第90話 吾唯足知(われ、ただ足るを知る)

ここのところ、ワイドショーを騒がせていた高槻資産家殺人事件、容疑者は結局黙秘したまま自殺してしまった。状況証拠だけを見ると限りなくクロに近い印象である。「理不尽にかけられた容疑を全力で晴らし、自らの正義を証明する」ということをせず、ただ、「逃げられないと思って死ぬことで逃げた」という印象を受けたのは私だけではないと思う。


フットボール選手としては優秀だったとのこと。関西では名門とされる大学を卒業し、大手保険会社に入社。そこまでは人がうらやむほどの華やかな経歴である。もともとの性格なのか、若くして高給をもらうようになったためなのか、派手な生活を送り、結局限りなく違法に近い保険勧誘をしていたことで処分を受け、大手保険会社を退職、というところまでは客観的に真実なのだろう。資産家女性との養子縁組の書類、生命保険の受取人の変更、などは偽造したようである。亡くなられた女性の方は、他殺が非常に疑わしい状況であった様子である(司法解剖されていると思うので、おそらく他殺を明らかに示す身体的変化が明らかになっていると思われる)。容疑者の行動を追いかけ、その行動をとった動機を推測すれば、一つの流れが見えてくるように思える。

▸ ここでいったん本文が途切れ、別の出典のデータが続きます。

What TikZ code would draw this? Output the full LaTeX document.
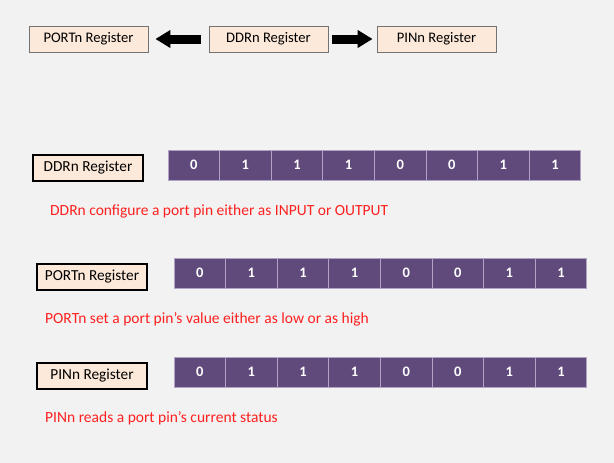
\documentclass[tikz,border=0pt]{standalone}
\usepackage{fontspec}
\setmainfont{Carlito}
\usetikzlibrary{arrows.meta}
\definecolor{bg}{HTML}{F2F2F2}
\definecolor{peach}{HTML}{FDE9D9}
\definecolor{bitfill}{HTML}{604A7B}
\definecolor{bitline}{HTML}{B0A3C4}
\definecolor{redtxt}{HTML}{FF2020}
\tikzset{
  topbox/.style={draw=black!55, line width=0.8pt, fill=peach, minimum width=119pt, minimum height=26pt, inner sep=0pt, font=\fontsize{14.6}{16}\selectfont},
  regbox/.style={draw=black, line width=1.6pt, fill=peach, minimum width=110pt, minimum height=26pt, inner sep=0pt, font=\fontsize{15.3}{17}\selectfont},
  bitcell/.style={draw=bitline, line width=0.8pt, fill=bitfill, text=white, minimum width=51.6pt, minimum height=30pt, inner sep=0pt, font=\bfseries\fontsize{14.5}{16}\selectfont},
  note/.style={text=redtxt, anchor=west, inner sep=0pt, font=\fontsize{15.5}{17}\selectfont},
  bigarrow/.style={line width=9pt, -{Triangle[length=15pt,width=17pt]}}
}
\begin{document}
\begin{tikzpicture}[x=1pt,y=-1pt]
\fill[bg] (0,0) rectangle (614,463);
\useasboundingbox (0,0) rectangle (614,463);
% top row
\node[topbox] (tport) at (88.5,39) {PORTn Register};
\node[topbox] (tddr) at (268.5,39) {DDRn Register};
\node[topbox] (tpin) at (436.5,39) {PINn Register};
\draw[bigarrow, shorten <=8pt, shorten >=7pt] (tddr.west) -- (tport.east);
\draw[bigarrow, shorten <=4pt, shorten >=4pt] (tddr.east) -- (tpin.west);
% row 1
\node[regbox] (rddr) at (88,168) {DDRn Register};
\foreach \b [count=\i from 0] in {0,1,1,1,0,0,1,1} {
  \node[bitcell] (d\i) at ({168+25.8+51.6*\i},165) {\b};
}
\node[note] (nddr) at (50,211) {DDRn configure a port pin either as INPUT or OUTPUT};
% row 2
\node[regbox] (rport) at (92,277) {PORTn Register};
\foreach \b [count=\i from 0] in {0,1,1,1,0,0,1,1} {
  \node[bitcell] (p\i) at ({174+25.8+51.6*\i},273) {\b};
}
\node[note] (nport) at (45,319) {PORTn set a port pin’s value either as low or as high};
% row 3
\node[regbox] (rpin) at (92,376) {PINn Register};
\foreach \b [count=\i from 0] in {0,1,1,1,0,0,1,1} {
  \node[bitcell] (i\i) at ({174+25.8+51.6*\i},372) {\b};
}
\node[note] (npin) at (45,418) {PINn reads a port pin’s current status};
\end{tikzpicture}
\end{document}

「推定無罪」が原則なので、何とも言い難いが、たぶん彼はそのような生活がしたかったのだろう。だけど、そのような生活をしても、彼の魂は満たされなかったような気がしてならない。物欲に憑りつかれていたのかもしれない。欲望に支配されてしまえば、お金はいくらあっても足りない。恋人が何人いても足りない。高価な車や時計も自分の魂を満たしてはくれないだろう。


どこかの禅寺にあったと思うが(調べてみると「龍安寺」だった)の蹲踞(つくばい)は「吾、唯足るを知る」という文字をモチーフにしている。彼の魂の中にこの言葉がもしあれば、このようにはならなかったのかもしれない、と思う。


雨風をしのげる家があり、コンパクトカーとはいえ自分の車を持ち、結婚の誓いにある「止めるときも、貧しき時も、健やかなるときも、病めるときも」の言葉ではないが、貧しい二人暮らしから始まり、私が病んだ時もそばにいてくれた妻と、文句を言いながらも「お父ちゃん」と慕ってくれる子供たちを持ち、ありがたいことに仕事ができ、お給料をもらえることができる、本当はそれで十分なのだと思う。「吾、ただ足るを知る」ということは「欲望に振り回されない自分」を持ちなさい、ということだと私は解釈している。


いずれにせよ、自らの欲望に走り、自殺という選択肢を取らざるを得なかった、ということは不幸である。なまじお金を持っていたために命を奪われる羽目になった女性も、これまた災難だったと思う。そして、真相が明らかなにならないままに終わってしまうのも残念だったと思う。何ともやりきれないものである。